-- Begin Exercise material --

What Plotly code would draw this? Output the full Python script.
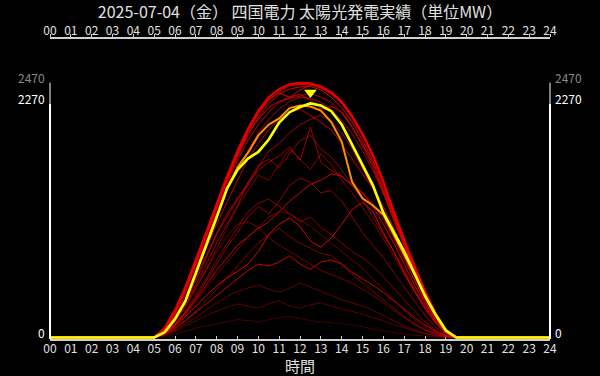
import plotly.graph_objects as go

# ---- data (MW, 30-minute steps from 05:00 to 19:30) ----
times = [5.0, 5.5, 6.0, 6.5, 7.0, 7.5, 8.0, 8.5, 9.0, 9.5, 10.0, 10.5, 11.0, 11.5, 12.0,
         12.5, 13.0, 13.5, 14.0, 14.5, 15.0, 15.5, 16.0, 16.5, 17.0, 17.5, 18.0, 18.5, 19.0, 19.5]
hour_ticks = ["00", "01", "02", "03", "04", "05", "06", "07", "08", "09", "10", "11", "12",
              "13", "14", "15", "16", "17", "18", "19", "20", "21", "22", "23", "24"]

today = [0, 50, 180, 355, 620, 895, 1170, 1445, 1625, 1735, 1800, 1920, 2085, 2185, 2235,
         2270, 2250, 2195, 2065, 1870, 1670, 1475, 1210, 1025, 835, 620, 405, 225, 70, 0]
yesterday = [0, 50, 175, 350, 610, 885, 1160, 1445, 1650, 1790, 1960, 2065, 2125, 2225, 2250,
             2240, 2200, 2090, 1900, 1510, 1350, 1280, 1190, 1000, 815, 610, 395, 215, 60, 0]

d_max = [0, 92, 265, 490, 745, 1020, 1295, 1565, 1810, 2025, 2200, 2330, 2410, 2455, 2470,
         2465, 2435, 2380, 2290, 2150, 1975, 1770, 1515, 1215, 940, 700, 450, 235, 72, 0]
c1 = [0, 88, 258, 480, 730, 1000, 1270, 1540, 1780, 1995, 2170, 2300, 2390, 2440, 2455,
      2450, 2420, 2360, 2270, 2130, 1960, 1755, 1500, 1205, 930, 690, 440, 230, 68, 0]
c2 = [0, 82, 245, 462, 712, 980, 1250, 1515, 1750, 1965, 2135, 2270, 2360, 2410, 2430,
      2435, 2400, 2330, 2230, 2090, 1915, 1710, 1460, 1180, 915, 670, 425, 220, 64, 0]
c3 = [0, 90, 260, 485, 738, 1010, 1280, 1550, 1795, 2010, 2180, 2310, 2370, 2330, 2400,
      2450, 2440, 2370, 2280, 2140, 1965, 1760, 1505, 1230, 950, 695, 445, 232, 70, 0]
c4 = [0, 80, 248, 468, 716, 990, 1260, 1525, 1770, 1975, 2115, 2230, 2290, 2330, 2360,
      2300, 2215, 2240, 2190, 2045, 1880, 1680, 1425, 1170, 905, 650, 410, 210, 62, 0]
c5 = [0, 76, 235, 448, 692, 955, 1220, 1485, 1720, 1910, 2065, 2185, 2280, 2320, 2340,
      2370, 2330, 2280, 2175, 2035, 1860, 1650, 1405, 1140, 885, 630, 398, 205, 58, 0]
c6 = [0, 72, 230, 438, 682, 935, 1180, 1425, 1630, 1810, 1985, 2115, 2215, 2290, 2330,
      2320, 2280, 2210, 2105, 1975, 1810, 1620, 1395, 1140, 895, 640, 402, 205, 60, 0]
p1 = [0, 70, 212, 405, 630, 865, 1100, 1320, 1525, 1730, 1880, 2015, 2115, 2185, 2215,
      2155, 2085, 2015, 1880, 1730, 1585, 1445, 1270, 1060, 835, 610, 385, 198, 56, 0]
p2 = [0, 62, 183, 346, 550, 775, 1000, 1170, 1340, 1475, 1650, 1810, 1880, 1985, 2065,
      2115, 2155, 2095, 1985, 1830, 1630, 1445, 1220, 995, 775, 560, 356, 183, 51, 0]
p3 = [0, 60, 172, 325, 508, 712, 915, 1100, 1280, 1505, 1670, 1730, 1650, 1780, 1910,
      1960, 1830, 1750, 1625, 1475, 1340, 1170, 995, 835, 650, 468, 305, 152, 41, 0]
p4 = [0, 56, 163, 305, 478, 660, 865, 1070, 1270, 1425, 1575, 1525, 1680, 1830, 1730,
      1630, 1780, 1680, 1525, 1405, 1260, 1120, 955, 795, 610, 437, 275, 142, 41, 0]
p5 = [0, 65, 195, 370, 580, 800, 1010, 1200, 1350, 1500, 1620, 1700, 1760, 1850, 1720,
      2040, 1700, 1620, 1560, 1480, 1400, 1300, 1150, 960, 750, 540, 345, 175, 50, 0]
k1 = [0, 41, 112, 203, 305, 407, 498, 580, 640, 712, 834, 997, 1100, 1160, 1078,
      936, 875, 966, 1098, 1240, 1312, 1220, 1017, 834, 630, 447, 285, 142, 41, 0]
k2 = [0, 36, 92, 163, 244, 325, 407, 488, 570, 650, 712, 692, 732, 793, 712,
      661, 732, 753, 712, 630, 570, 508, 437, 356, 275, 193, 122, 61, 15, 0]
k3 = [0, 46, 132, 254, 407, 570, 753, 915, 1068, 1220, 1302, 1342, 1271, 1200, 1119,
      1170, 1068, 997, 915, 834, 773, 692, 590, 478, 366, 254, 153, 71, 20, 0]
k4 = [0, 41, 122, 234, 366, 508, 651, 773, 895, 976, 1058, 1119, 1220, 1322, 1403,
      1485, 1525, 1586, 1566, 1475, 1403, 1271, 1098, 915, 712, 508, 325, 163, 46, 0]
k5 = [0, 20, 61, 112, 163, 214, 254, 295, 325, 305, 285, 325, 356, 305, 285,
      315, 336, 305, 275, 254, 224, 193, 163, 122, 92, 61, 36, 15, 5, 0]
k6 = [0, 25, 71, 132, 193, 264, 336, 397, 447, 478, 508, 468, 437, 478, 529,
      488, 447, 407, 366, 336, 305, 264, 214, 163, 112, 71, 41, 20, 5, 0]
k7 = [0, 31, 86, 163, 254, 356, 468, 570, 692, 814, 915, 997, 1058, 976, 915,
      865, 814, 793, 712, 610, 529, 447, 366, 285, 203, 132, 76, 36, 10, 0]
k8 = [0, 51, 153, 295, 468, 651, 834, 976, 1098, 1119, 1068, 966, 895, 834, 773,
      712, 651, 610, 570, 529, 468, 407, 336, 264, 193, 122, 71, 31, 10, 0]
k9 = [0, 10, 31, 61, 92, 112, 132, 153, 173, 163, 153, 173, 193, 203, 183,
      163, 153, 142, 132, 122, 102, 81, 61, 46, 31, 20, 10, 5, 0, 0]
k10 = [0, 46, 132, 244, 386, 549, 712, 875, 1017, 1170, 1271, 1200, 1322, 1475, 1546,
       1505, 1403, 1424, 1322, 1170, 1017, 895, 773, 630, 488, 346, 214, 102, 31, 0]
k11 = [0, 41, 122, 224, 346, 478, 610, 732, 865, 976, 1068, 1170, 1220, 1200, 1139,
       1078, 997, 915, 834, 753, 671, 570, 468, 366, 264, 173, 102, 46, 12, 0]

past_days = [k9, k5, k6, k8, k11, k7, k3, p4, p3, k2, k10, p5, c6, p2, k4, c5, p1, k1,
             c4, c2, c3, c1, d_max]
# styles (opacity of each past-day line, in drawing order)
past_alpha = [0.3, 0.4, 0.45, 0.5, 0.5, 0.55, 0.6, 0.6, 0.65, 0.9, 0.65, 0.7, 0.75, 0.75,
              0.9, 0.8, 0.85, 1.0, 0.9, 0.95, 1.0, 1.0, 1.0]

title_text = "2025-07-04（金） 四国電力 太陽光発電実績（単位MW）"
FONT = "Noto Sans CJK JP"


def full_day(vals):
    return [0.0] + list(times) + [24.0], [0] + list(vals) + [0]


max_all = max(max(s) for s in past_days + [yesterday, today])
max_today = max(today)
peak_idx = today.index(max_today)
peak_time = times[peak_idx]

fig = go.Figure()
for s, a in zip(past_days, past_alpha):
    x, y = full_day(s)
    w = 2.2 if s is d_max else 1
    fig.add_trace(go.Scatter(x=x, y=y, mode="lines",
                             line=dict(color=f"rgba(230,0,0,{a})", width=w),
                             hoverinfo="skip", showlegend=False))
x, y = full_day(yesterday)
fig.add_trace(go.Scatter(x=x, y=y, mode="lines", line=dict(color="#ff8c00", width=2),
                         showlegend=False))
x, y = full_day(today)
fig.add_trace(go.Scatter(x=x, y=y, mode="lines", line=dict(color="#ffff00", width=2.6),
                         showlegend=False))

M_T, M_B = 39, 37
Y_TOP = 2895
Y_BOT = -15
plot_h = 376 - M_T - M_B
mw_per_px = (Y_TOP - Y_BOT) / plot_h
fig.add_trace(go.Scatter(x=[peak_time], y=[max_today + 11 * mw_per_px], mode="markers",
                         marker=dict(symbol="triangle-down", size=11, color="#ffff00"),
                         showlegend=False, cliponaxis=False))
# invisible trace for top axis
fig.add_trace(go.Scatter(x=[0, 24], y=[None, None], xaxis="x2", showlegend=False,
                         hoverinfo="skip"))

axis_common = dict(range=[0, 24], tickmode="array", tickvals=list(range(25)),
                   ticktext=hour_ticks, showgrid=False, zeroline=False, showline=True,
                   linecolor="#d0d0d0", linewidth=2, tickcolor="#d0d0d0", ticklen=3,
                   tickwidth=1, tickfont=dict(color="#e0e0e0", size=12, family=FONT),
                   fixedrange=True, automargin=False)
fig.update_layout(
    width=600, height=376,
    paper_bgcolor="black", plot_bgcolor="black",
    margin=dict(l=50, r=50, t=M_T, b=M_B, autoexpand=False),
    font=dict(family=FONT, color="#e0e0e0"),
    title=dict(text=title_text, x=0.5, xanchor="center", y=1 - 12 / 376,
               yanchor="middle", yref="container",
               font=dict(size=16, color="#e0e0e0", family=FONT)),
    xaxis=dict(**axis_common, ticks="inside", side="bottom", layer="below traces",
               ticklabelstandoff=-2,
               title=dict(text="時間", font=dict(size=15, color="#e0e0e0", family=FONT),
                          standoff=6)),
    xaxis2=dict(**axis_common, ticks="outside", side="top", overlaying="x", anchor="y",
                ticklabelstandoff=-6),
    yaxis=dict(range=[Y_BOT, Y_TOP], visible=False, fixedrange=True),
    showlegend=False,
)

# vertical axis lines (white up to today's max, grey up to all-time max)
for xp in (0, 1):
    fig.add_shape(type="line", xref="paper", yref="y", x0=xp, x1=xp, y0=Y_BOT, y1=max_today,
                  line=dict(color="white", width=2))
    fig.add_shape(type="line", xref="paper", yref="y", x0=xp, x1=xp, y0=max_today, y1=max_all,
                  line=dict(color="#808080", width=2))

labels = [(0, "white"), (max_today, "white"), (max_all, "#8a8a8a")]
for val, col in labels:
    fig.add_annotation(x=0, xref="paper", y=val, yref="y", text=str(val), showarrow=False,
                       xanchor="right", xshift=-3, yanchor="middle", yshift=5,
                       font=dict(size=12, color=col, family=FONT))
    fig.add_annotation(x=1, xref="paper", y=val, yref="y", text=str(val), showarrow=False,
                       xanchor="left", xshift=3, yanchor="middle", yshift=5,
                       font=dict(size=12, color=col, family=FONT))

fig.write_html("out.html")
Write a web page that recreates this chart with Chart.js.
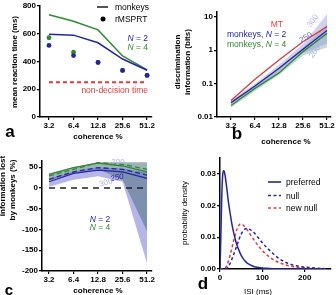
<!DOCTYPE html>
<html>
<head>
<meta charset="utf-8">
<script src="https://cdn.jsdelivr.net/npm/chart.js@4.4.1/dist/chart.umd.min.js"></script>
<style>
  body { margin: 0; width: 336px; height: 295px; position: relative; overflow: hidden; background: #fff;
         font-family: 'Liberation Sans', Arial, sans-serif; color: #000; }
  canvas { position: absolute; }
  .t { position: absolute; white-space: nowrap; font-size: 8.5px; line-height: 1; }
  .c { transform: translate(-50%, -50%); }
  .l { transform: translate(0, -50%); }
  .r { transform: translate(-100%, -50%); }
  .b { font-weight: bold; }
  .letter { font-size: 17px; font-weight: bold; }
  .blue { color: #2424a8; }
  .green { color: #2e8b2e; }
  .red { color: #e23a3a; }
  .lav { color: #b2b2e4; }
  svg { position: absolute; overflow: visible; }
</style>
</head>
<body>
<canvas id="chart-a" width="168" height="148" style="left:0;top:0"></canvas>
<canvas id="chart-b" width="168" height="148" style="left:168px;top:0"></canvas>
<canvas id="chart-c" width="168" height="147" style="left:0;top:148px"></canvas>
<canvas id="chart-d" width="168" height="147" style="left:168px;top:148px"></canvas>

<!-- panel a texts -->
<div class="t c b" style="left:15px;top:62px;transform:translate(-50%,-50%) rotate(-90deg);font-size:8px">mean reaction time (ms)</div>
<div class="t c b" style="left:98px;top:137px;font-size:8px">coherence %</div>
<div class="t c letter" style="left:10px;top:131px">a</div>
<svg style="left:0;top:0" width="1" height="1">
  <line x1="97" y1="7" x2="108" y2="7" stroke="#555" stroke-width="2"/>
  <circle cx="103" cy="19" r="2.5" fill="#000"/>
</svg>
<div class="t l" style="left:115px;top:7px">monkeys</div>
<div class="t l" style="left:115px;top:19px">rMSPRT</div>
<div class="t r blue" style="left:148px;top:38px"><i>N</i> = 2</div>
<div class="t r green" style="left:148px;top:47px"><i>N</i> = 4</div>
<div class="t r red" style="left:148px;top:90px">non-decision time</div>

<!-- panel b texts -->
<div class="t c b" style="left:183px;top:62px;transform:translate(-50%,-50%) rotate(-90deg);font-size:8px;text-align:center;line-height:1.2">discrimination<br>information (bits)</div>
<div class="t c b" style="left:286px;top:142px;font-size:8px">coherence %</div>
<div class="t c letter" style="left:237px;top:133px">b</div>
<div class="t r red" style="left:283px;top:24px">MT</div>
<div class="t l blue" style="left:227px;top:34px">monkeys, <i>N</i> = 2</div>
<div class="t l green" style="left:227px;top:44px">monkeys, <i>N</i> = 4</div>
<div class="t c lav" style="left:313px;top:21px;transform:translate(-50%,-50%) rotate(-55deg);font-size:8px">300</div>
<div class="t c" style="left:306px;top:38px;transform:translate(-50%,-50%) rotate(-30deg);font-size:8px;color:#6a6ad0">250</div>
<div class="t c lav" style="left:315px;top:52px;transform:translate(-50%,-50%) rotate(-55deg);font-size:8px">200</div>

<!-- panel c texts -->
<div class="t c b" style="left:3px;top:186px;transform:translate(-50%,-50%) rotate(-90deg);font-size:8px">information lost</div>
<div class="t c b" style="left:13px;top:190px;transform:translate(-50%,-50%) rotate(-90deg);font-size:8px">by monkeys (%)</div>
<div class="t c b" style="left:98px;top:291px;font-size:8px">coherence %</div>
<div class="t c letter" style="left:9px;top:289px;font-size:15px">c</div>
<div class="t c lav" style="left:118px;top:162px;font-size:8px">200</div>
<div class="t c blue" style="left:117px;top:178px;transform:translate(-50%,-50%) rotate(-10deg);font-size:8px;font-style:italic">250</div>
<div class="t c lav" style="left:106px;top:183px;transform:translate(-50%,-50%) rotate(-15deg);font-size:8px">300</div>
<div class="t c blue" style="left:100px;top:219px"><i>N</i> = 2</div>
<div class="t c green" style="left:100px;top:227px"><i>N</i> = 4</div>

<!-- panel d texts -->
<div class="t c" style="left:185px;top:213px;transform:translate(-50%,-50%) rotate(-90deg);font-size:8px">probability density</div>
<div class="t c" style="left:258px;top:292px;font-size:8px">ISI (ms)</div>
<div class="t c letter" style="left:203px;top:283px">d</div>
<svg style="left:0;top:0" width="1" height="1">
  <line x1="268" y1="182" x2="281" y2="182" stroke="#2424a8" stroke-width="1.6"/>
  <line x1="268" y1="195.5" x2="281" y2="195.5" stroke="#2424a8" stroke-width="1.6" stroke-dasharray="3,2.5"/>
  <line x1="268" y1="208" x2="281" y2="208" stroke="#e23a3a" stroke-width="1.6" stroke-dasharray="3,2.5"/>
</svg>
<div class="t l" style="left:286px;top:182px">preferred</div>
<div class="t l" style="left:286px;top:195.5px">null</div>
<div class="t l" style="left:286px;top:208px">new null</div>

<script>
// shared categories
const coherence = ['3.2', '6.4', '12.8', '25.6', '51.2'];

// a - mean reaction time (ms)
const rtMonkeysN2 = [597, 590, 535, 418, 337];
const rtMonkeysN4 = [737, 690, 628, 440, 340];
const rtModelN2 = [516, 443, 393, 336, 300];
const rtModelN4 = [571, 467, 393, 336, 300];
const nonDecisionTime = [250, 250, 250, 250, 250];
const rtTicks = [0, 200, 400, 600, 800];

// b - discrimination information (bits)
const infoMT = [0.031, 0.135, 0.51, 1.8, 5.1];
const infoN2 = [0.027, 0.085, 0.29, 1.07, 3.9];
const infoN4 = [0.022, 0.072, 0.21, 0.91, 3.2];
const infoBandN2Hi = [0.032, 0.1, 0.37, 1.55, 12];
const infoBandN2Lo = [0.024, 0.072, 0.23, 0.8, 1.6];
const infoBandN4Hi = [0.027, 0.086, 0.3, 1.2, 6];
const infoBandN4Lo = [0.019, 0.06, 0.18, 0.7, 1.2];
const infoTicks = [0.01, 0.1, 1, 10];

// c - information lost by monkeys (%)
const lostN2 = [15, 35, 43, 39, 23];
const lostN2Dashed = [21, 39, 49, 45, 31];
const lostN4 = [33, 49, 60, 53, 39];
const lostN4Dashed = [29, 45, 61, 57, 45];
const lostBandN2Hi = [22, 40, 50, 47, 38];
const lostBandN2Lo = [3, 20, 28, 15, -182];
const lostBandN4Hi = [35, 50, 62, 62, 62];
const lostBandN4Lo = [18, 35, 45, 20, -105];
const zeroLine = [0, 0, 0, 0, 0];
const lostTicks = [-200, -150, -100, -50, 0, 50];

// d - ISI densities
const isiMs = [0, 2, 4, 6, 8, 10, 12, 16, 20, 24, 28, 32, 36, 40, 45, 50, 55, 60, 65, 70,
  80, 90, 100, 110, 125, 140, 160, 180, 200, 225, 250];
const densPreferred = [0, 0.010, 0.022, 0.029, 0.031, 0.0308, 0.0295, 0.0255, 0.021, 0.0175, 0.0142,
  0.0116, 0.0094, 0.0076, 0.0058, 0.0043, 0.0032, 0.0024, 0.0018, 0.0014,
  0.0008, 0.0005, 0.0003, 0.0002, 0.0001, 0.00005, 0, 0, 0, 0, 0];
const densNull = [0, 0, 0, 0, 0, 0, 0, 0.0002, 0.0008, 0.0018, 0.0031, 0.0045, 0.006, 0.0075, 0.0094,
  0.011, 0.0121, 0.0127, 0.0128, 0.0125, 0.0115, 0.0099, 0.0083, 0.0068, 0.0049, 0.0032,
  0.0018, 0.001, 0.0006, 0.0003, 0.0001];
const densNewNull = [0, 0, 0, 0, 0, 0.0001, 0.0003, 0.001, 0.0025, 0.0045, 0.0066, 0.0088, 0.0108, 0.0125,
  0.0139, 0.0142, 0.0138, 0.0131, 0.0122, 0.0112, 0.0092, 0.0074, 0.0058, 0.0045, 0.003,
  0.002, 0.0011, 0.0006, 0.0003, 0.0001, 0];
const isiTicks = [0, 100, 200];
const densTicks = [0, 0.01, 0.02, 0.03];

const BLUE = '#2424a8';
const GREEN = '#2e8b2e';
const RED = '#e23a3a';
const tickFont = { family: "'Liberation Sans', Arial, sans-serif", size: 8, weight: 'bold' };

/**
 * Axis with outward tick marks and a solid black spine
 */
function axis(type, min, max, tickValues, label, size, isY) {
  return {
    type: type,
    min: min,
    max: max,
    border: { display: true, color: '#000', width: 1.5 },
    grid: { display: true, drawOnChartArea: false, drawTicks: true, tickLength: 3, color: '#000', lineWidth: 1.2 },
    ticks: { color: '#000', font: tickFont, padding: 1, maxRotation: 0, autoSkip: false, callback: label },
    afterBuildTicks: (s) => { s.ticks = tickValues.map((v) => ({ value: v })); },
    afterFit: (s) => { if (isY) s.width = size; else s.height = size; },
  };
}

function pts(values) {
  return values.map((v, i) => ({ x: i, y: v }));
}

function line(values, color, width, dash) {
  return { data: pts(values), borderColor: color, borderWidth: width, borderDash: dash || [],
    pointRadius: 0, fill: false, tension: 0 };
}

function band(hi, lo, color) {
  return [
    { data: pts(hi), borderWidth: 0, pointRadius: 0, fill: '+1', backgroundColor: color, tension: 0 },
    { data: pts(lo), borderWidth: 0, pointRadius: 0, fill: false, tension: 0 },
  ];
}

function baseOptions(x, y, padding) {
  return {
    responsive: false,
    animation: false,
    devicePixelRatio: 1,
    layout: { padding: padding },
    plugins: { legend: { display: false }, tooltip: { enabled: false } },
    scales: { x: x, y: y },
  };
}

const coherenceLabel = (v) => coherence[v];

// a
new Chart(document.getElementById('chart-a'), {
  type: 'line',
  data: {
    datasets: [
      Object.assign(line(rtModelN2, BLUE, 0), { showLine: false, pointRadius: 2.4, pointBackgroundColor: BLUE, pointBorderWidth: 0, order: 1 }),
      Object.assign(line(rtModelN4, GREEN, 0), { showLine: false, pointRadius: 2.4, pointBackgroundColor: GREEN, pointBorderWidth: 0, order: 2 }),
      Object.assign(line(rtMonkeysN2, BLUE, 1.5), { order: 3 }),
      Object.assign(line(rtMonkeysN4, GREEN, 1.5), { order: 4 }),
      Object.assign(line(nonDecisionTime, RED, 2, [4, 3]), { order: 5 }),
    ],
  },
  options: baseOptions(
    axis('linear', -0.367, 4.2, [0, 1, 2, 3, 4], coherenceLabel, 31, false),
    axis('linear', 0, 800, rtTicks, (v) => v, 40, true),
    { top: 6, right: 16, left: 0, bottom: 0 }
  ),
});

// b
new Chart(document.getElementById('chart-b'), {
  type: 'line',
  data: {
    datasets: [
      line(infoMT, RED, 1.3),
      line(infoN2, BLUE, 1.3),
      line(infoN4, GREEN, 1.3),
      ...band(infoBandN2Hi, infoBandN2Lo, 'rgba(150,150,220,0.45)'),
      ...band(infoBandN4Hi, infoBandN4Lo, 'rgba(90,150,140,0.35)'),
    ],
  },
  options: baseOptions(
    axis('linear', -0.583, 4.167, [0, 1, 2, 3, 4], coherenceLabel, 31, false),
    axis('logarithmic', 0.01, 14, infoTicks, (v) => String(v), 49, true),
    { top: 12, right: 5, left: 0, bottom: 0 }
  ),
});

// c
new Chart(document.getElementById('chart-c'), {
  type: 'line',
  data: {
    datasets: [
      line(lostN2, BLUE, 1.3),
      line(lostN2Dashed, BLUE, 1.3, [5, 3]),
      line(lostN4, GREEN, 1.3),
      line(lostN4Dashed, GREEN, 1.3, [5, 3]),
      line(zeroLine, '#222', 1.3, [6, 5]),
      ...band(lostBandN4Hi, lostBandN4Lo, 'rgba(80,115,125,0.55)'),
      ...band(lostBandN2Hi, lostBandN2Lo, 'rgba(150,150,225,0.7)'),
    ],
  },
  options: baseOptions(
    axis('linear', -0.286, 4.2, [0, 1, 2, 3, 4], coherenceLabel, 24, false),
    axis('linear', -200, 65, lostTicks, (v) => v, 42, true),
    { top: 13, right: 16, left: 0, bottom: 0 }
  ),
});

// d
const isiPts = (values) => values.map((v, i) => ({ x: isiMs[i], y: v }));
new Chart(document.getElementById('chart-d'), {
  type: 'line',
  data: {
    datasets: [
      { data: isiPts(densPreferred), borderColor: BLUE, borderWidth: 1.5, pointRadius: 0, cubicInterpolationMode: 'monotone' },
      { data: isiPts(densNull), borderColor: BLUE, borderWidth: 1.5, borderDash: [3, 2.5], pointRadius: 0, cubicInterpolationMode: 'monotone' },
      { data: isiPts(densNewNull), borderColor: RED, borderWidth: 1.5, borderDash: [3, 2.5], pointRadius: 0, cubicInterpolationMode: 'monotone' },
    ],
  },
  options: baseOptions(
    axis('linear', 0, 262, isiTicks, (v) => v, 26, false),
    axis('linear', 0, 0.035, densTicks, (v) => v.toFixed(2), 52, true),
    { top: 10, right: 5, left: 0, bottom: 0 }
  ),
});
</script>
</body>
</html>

-- End Exercise material --

Exercise aim — Output the records above as they stand, from the first line to the line with "import plotly.graph_objects as go", inclusive, and exclude the pictures.

Answer for the task —
What Plotly code would draw this? Output the full Python script.
import plotly.graph_objects as go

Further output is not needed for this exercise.